Specifically, Officer Lis testified, the back panel of the driver’s seat “was torn

away from the seat . . . [at] the top and side closest to the passenger . . . to

where you [c]ould actually see [] the stuffing in the seat;” Officer Lis testified

that the firearm was “tucked down in” this area. Id. at 31-32. Further, Officer

Lis testified that he could see the firearm sticking out of the seat from his

vantage point outside the vehicle. Id. at 58.

The recovered firearm was a 9-millimeter handgun, with one round

loaded in the chamber. Officer Lis also recovered a loaded, extended 9-

millimeter magazine from the same area as the firearm and one 9-millimeter

round from the glove box. Id. at 33. As Officer Lis testified, he asked

Appellant and Mr. Garland “whose gun was that in the car.” Id. at 53.

Appellant and Mr. Garland both denied any knowledge of the weapon. Id.

The firearm was later examined and found to be “in good operating

condition.” Id. at 63. The firearm was registered to an individual named

Christina Stubs; however, Ms. Stubs evaded police attempts to contact her.

Id. at 64-65. Moreover, a third person owned the Kia automobile. The Kia

automobile “didn’t come back as being stolen” and Mr. Garland told Officer Lis

-3- J-S21004-18

“that he had been using the vehicle with the legitimate owner’s permission.”

Id. at 51-52.

Finally, Officer Lis testified that, on November 18, 2015, Mr. Garland

approached him in court and “told me that he wanted to take the gun;” Officer

Lis understood this statement to mean that Mr. Garland “wanted to say [that

the firearm] was his.” Id. at 35-36.

At the conclusion of trial, the court found Appellant guilty of persons not

to possess a firearm and carrying a firearm without a license.2 On November

8, 2016, the trial court sentenced Appellant to serve an aggregate term of 42

to 84 months in prison for his convictions. N.T. Sentencing, 11/8/16, at 7.

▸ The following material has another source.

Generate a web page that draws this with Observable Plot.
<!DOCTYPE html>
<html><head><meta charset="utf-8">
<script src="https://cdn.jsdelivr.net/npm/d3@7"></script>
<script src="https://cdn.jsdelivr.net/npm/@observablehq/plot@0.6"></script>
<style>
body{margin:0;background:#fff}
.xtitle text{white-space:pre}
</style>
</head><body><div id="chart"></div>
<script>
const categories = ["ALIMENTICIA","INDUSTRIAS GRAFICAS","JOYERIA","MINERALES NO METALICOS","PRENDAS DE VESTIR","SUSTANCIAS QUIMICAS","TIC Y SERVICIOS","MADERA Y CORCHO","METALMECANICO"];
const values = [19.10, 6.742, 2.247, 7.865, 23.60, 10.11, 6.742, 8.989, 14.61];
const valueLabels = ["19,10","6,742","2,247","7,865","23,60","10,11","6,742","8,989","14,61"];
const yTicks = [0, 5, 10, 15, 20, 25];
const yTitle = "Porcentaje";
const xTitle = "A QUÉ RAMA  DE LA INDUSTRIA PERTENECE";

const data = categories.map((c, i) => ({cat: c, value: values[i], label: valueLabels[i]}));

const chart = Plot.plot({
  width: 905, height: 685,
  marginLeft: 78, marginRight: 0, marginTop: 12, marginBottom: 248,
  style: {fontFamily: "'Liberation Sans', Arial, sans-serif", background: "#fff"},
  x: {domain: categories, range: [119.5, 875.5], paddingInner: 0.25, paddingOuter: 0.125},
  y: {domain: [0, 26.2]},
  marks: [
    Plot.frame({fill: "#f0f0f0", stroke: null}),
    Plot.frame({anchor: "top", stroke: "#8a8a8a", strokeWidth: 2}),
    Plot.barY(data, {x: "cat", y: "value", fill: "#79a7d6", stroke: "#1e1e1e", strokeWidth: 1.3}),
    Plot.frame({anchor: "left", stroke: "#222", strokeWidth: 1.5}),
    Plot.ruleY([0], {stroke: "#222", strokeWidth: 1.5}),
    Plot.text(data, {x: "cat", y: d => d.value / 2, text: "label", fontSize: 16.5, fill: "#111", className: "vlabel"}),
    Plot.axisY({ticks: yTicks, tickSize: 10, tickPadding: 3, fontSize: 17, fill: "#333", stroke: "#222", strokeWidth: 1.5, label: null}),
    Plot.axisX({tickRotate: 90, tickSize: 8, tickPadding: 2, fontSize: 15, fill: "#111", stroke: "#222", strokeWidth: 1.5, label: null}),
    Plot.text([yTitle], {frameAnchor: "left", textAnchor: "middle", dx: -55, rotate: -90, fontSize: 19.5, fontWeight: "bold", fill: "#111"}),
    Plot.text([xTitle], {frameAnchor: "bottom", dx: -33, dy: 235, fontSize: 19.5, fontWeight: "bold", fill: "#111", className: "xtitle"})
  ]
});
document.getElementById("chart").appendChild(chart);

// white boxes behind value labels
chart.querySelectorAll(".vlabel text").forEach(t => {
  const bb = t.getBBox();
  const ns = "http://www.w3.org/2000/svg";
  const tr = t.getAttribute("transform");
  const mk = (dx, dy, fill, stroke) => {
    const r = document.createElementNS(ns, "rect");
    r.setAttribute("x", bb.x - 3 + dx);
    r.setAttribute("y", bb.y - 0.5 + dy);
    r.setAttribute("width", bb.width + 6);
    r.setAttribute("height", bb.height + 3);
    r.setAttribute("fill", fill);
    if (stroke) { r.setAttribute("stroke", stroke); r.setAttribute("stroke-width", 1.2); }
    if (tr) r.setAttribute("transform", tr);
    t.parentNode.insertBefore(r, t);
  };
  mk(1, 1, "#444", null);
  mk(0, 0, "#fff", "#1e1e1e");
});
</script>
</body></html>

Appellant filed a timely notice of appeal, raising a single claim:

Was the evidence insufficient to sustain the conviction for Counts 1 and 2 because the Commonwealth failed to prove, beyond a reasonable doubt, that [Appellant] had actual or constructive possession of the gun found hidden in the back of the driver seat of the car in which he was merely a passenger?

Appellant’s Brief at 4 (some internal capitalization omitted).

We review Appellant’s sufficiency of the evidence challenge under the

following standard:

2 Mr. Garland was Appellant’s co-defendant at trial and the trial court also found Mr. Garland guilty of persons not to possess a firearm and carrying a firearm without a license. N.T. Trial, 6/27/16, at 81. We note that, during trial, the Commonwealth introduced evidence demonstrating that neither Appellant nor Mr. Garland had a license to carry a firearm and that both Appellant and Mr. Garland had prior convictions, which preclude them from carrying a firearm. Id. at 67-68 and 69-74.

-4- J-S21004-18

The standard we apply in reviewing the sufficiency of the evidence is whether viewing all the evidence admitted at trial in the light most favorable to the verdict winner, there is sufficient evidence to enable the fact-finder to find every element of the crime beyond a reasonable doubt. In applying the above test, we may not weigh the evidence and substitute our judgment for [that of] the fact-finder. In addition, we note that the facts and circumstances established by the Commonwealth need not preclude every possibility of innocence. Any doubts regarding a defendant’s guilt may be resolved by the fact-finder unless the evidence is so weak and inconclusive that as a matter of law no probability of fact may be drawn from the combined circumstances. The Commonwealth may sustain its burden of proving every element of the crime beyond a reasonable doubt by means of wholly circumstantial evidence. Moreover, in applying the above test, the entire record must be evaluated and all evidence actually received must be considered.